Tinder-Date mit Anna Karenina
Die Antiquariatsmesse Zürich sucht das Publikum von morgen. Dazu setzt man auch mal auf die Dating-App Tinder.

Tinder – das ist jene App, über die Sie ein Date finden, vielleicht auch eine Affäre, mit etwas Glück sogar die grosse Liebe. Oder Weltliteratur. Effi, 18, blickt auf ihrem Profilbild keck über die Schulter. Anna, 28, zeigt sich mysteriös nur von hinten. Werther, 26, den Blick in die Ferne gerichtet. Auf einen dieser drei Liebeshungrigen trafen die einen oder anderen Tinder-Nutzerinnen und -Nutzer womöglich in letzter Zeit. Doch wer sind die drei? Und was haben sie mit der Antiquariatsmesse Zürich zu tun?
Die 23. Ausgabe der Messe fand vergangenes Wochenende statt. Dafür hatte der Traditionsanlass von der Agentur Serviceplan Suisse ein neues Erscheinungsbild erhalten. Und eine Werbekampagne auf Tinder. Die Agentur wählte drei der bekanntesten (unglücklich) Verliebten der Weltliteratur aus und erstellte für sie Profile. Theodor Fontanes Effie Briest, Leo Tolstois Anna Karenina und Johann Wolfgang von Goethes Werther – alle drei haben Liaisons, die sie in die gesellschaftliche Ächtung oder den Freitod oder beides führen.
«Junge entdecken die Schönheit des Buches»

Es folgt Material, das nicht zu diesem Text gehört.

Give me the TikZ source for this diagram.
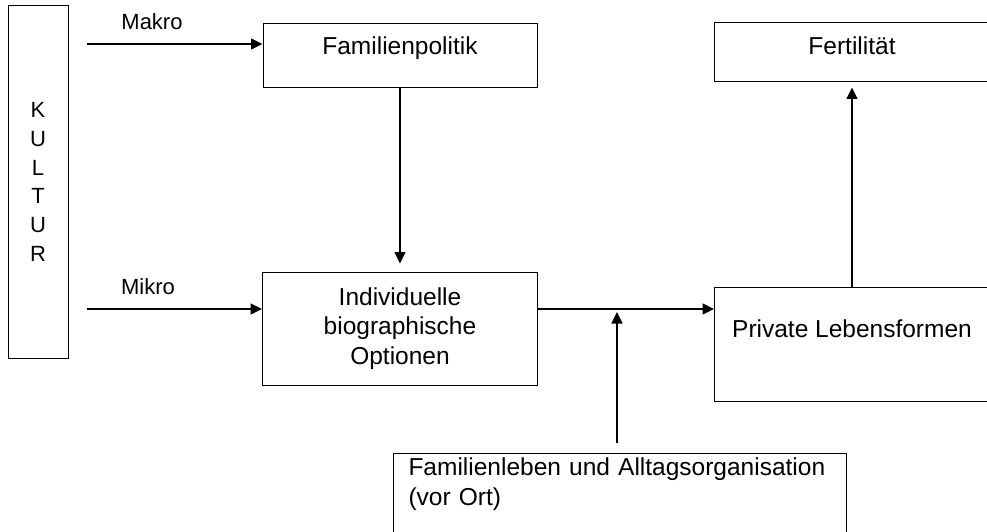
\documentclass[tikz,border=0pt]{standalone}
\usepackage{fontspec}
\setmainfont{Liberation Sans}
\usetikzlibrary{arrows.meta}

\begin{document}
\begin{tikzpicture}[x=1pt,y=-1pt,
    box/.style={draw,line width=1pt,inner sep=0pt,font=\fontsize{24.5}{29.5}\selectfont},
    pfeil/.style={-{Triangle[length=11.5pt,width=11pt]},line width=1.1pt},
    ebene/.style={inner sep=0pt,font=\fontsize{22}{26}\selectfont}]
    \useasboundingbox (0,0) rectangle (987,532);
    \clip (0,0) rectangle (987,532);

    % Kultur links
    \node[box,font=\fontsize{22}{28.7}\selectfont,align=center,minimum width=60pt,minimum height=352pt] (kultur) at (38,182) {K\\U\\L\\T\\U\\R};

    % Makro- und Mikroebene
    \node[ebene] (makro) at (152,22) {Makro};
    \node[ebene] (mikro) at (148,287) {Mikro};
    \coordinate (makroStart) at (87,44);
    \coordinate (mikroStart) at (87,309);

    % Kaesten
    \node[box,minimum width=274pt,text height=31pt,text depth=33pt] (famp) at (400,56) {Familienpolitik};
    \node[box,align=center,minimum width=275pt,minimum height=113pt] (indiv) at (400,328.5) {Individuelle\\biographische\\Optionen};
    \node[box,minimum width=275pt,text height=50pt,text depth=64pt] (priv) at (852,344) {Private Lebensformen};
    \node[box,minimum width=276pt,text height=32pt,text depth=27pt] (fert) at (852,52.5) {Fertilität};
    \node[box,anchor=north west,text width=423pt,align=left,inner xsep=15pt,text height=22pt,text depth=120pt] (fam) at (393,453) {Familienleben und Alltagsorganisation\\(vor Ort)};
    \coordinate (join) at (617,309);

    % Pfeile
    \draw[pfeil] (makroStart) -- (makroStart -| famp.west);
    \draw[pfeil] (mikroStart) -- (mikroStart -| indiv.west);
    \draw[pfeil,shorten >=8pt] (famp) -- (indiv);
    \draw[pfeil] (mikroStart -| indiv.east) -- (mikroStart -| priv.west);
    \draw[pfeil,shorten <=10pt,shorten >=3pt] (fam.north -| join) -- (join);
    \draw[pfeil,shorten >=5pt] (priv) -- (fert);
\end{tikzpicture}
\end{document}
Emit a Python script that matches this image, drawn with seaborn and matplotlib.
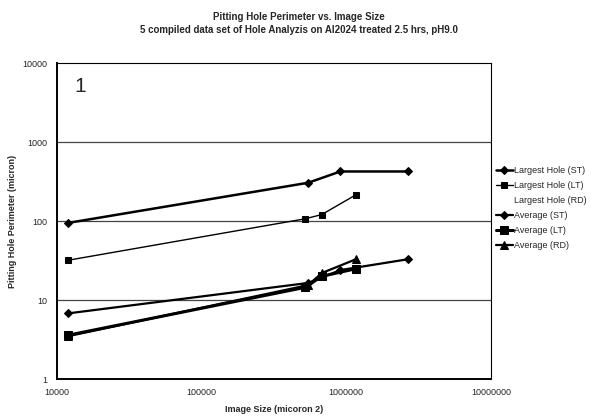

Anspielungen auf die literarischen Figuren und ihre Werdegänge fanden sich auch in den betreffenden Tinder-Profilen: Effie Briests Hund Rollo, Werthers Passion fürs Briefeschreiben. Wer bei einem der Profile rechts wischte, sich also auf einen Kontakt einliess, wurde nach einem kurzen Chat auf die Antiquariatsmesse hingewiesen. «Lust auf ein Date mit weiteren spannenden Persönlichkeiten aus der Literatur?»

Doch zeigte die Aktion auch Wirkung? Peter Bichsel, Präsident der Vereinigung der Buchantiquare und Kupferstichhändler in der Schweiz (Vebuku), sagt, es sei natürlich schwierig, dies zu messen. «Wir hatten aber tatsächlich mehr 25- bis 35-jährige Besucher als in anderen Jahren.»
Bei der Vebuku misst man dem neuen, modernen Erscheinungsbild der Antiquariatsmesse denn auch viel Bedeutung bei. «Wir müssen die Buchinteressierten von morgen ansprechen», sagt Peter Bichsel. Und ist überzeugt, dass dies auch gelingen wird. Auch in seinem Antiquariat habe er viele jüngere Kunden; für diese sei die Haptik eines Buches oftmals Kontrast zu den übrigen rein elektronischen Informationsquellen. «Die Generation der Digital Natives entdeckt die Schönheit des Buches – sie nehmen es als etwas Spezielles und Intimeres wahr.»
Beliebt sind laut Peter Bichsel auch bei jüngeren Kunden die grossen Namen der Weltliteratur. Leo Tolstoi etwa. Das ist wenig erstaunlich – schliesslich berührt sie einen auch heute noch, seine tragischverliebte Anna Karenina.